The day was ardent. Herons on one foot, sentinels of melancholy, stood in the shadow of the willows or at the points of creeks of promontories. A phoenix and pink flamingoes rose up lightly toward the sky; the quiet water, full of islets were animals and plants swarmed, filled the profound landscape with life.
Thinking about her native land, Gaila detested that quietude. Her soul rose up rancorously against the tranquil beauty of the land of Egypt. But an interior vision made her smile; she took pleasure in the memory of the master in whom she had put her hope.
She shivered, her penetrating gaze swept the sea and recognized Princess Aoura among her followers and servants. Then the nomad seized a little flute that she had hidden in her robe, and drew faint sounds from it, which sometimes resembled the grating of grasshoppers and sometimes the plaint of a sparrow frightened by a horned viper.
When she was close enough, the princess wanted to know where that voice was coming from. She perceived Gaila costumed as a sorceress, and became excited, for she was credulous and avid to know the future. Even so, she would have passed on her way—but her eyes encountered Gaila’s. She was subjected to the fire of seduction that escaped from the nomad. The flute gave voice to its most dolorous cry; the young Bedouin woman marched toward the escort without ceasing to look at the princess. That movement was favorable to her.

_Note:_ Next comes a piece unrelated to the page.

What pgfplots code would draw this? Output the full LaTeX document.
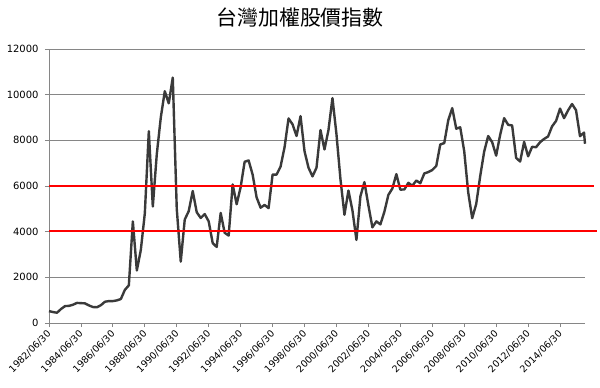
\documentclass[border=0pt]{standalone}
\usepackage{fontspec}
\setmainfont{DejaVu Sans}
\newfontfamily\cjk{Noto Sans CJK TC}
\usepackage{pgfplots}
\pgfplotsset{compat=1.18}
\usepackage{pgfplotstable}

\pgfplotstableread{
q v
0 520
1 480
2 450
3 610
4 740
5 750
6 800
7 880
8 870
9 860
10 770
11 700
12 690
13 780
14 930
15 960
16 960
17 990
18 1050
19 1450
20 1650
21 4450
22 2300
23 3200
24 4800
25 8400
26 5100
27 7400
28 9000
29 10150
30 9620
31 10750
32 5000
33 2690
34 4530
35 4900
36 5780
37 4850
38 4600
39 4770
40 4450
41 3500
42 3330
43 4820
44 3950
45 3830
46 6070
47 5200
48 5950
49 7060
50 7120
51 6500
52 5500
53 5050
54 5170
55 5030
56 6500
57 6500
58 6850
59 7700
60 8960
61 8700
62 8190
63 9060
64 7520
65 6800
66 6420
67 6800
68 8450
69 7600
70 8450
71 9850
72 8265
73 6300
74 4740
75 5800
76 4930
77 3640
78 5550
79 6170
80 5150
81 4190
82 4450
83 4320
84 4870
85 5610
86 5890
87 6520
88 5840
89 5850
90 6140
91 6010
92 6240
93 6120
94 6550
95 6610
96 6700
97 6880
98 7820
99 7880
100 8880
101 9410
102 8510
103 8570
104 7520
105 5720
106 4590
107 5210
108 6430
109 7510
110 8190
111 7920
112 7330
113 8240
114 8970
115 8680
116 8650
117 7230
118 7070
119 7930
120 7300
121 7715
122 7700
123 7920
124 8060
125 8170
126 8610
127 8850
128 9390
129 8970
130 9310
131 9590
132 9320
133 8180
134 8340
134.25 7850
}\taiex

\pgfplotstableread{
x y
0 4030
137.2 4030
}\redlow
\pgfplotstableread{
x y
0 6000
136.6 6000
}\redhigh

\definecolor{gridgray}{RGB}{134,134,134}
\definecolor{linegray}{RGB}{58,58,58}
\definecolor{redline}{RGB}{255,0,0}

\begin{document}
\begin{tikzpicture}
\useasboundingbox (-49bp,-65bp) rectangle (551bp,323bp);
\begin{axis}[
  at={(0,0)}, anchor=south west,
  scale only axis, width=536bp, height=274bp,
  xmin=0, xmax=134.25, ymin=0, ymax=12000,
  axis x line=bottom, axis y line=left,
  axis line style={-, draw=gridgray, line width=0.8bp},
  ytick={0,2000,...,12000},
  ymajorgrids, grid style={draw=gridgray, line width=0.8bp},
  xtick={0,8,...,128},
  xticklabels={1982/06/30,1984/06/30,1986/06/30,1988/06/30,1990/06/30,1992/06/30,1994/06/30,1996/06/30,1998/06/30,2000/06/30,2002/06/30,2004/06/30,2006/06/30,2008/06/30,2010/06/30,2012/06/30,2014/06/30},
  tick align=outside, major tick length=4bp,
  tick style={draw=gridgray, line width=0.8bp},
  xticklabel style={rotate=45, anchor=east, yshift=-4bp, font=\fontsize{9.5}{11}\selectfont},
  yticklabel style={xshift=-3bp, font=\fontsize{10}{12}\selectfont},
  /pgf/number format/assume math mode=true,
  /pgf/number format/1000 sep={},
  scaled y ticks=false,
  clip=false,
]
\addplot[draw=linegray, line width=2.4bp, line join=round] table[x=q,y=v]{\taiex};
\addplot[draw=redline, line width=1.4bp] table[x=x,y=y]{\redhigh};
\addplot[draw=redline, line width=1.4bp] table[x=x,y=y]{\redlow};
\end{axis}
\node at (251bp,305bp) {\cjk\fontsize{21}{25}\selectfont 台灣加權股價指數};
\end{tikzpicture}
\end{document}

She appeared with an elegance of rhythm and a mysterious charm that acted on the servants as well as on Aoura.
The latter, raising a nonchalant hand, had the porters halt, and asked, with a hint of suspicion: “What do you want, daughter of the Gulf?”
“Sister of King Thutmose, I posses arcana that can charm men, beasts and the birds of the sky. I know the signs of the nigh
t and the desert, and I can punish those who offend me. Above all, I can see into the future as into clear water. But I cannot say everything; the gods would punish me. It belongs to those who have a subtle mind and who are not ignorant of any of the art of good scribes to clarify my words.”
She put such a mild gravity into her speech that Aoura, who was not fearful, ceased to be suspicious.
“Tell me, daughter of the Gulf, what I ought to dread and hope…”
“I will trace your fate,” said Gaila.
She drew a copper stylus from her bosom and described a complicated figure on the ground, in which eyes, triangles and crescents were perceptible. The she said: It is necessary to put your bracelet, Princess, in a triangle, or on the point of a crescent. Only then will the figures be an arcanum.”
The princess got down from her chair and placed a golden bracelet on a crescent, Gaila seemed to be immersed in meditation. Then she made the bracelet leap several times. Her forehead creased, her eyes became fixed, as if elsewhere.
She said, in a somber voice: “You must fear the evils that are in the west, and in everything, avoid the figure of the serpent. It will be harmful to you, if a man who comes from the south and who bears a little of the blood of ancient kings in his blood does not come to your aid before two years have elapsed.”
Aoura darted a proud and fearful gaze at the slave. “And how can I avoid the figure of the serpent? It is present everywhere in the palace of Thebes.”
“It is only redoubtable in your own rooms and your garden. You should make it disappear or veil it. You should avoid it, above all, in your adornment....”
“By what sign will I recognize the man who ought to come to my aid? Is he a scribe who will give me an arcanum? Is he an enchanter who will render me invulnerable?”